2. Misinterpreting V-g Diagrams: Focusing only on the first zero-damping crossing can be misleading. Sometimes, a mode can become unstable and then restabilize at a higher speed (a "hump mode"). The lowest speed at which any mode becomes unstable defines the practical flutter boundary.
3. Over-Reliance on Computational Models Without Test Correlation: Computational models are based on assumptions about material properties, joint stiffness, and unsteady aerodynamics. Without correlation to ground vibration tests, the predicted flutter speed may have dangerous inaccuracies.
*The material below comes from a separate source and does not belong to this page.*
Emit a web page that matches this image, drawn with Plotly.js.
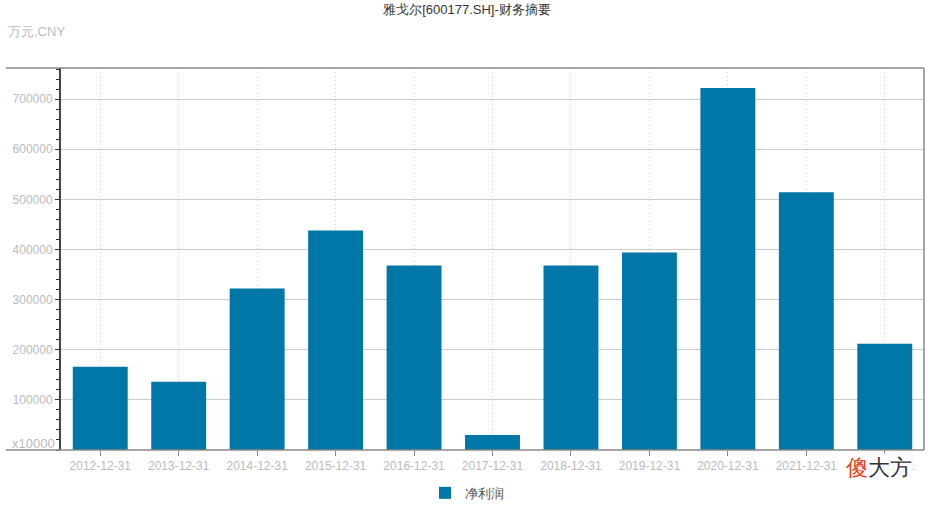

The model is only a guide, not a guarantee.
4. Neglecting the Impact of Modifications: Any change to the aircraft—new avionics pods, different store configurations, a repaired wing skin—alters its mass distribution and stiffness. Each modification requires a re-assessment of its aeroelastic impact, as a previously safe aircraft can become susceptible to flutter.

Summary

• Aeroelasticity studies the two-way interaction between inertial, elastic, and aerodynamic forces, which can lead to static instabilities like divergence and control reversal, and dynamic instabilities like flutter.
• Flutter is a dangerous self-excited oscillation occurring at a critical flutter speed ($V_f$), typically requiring the coupling of two or more of the structure’s natural vibration modes.
• Flutter speed prediction relies on coupling structural dynamics with unsteady aerodynamics, with results visualized in foundational V-g and V-f diagrams that track damping and frequency trends versus airspeed.
• Flutter testing is a critical, risk-managed flight test phase used to validate analytical predictions and confirm a safe damping margin exists within the operational flight envelope.
• Structural remedies for flutter include increasing stiffness, adding mass balance, and altering mode shapes, all balanced within the overarching aircraft design optimization for weight and performance.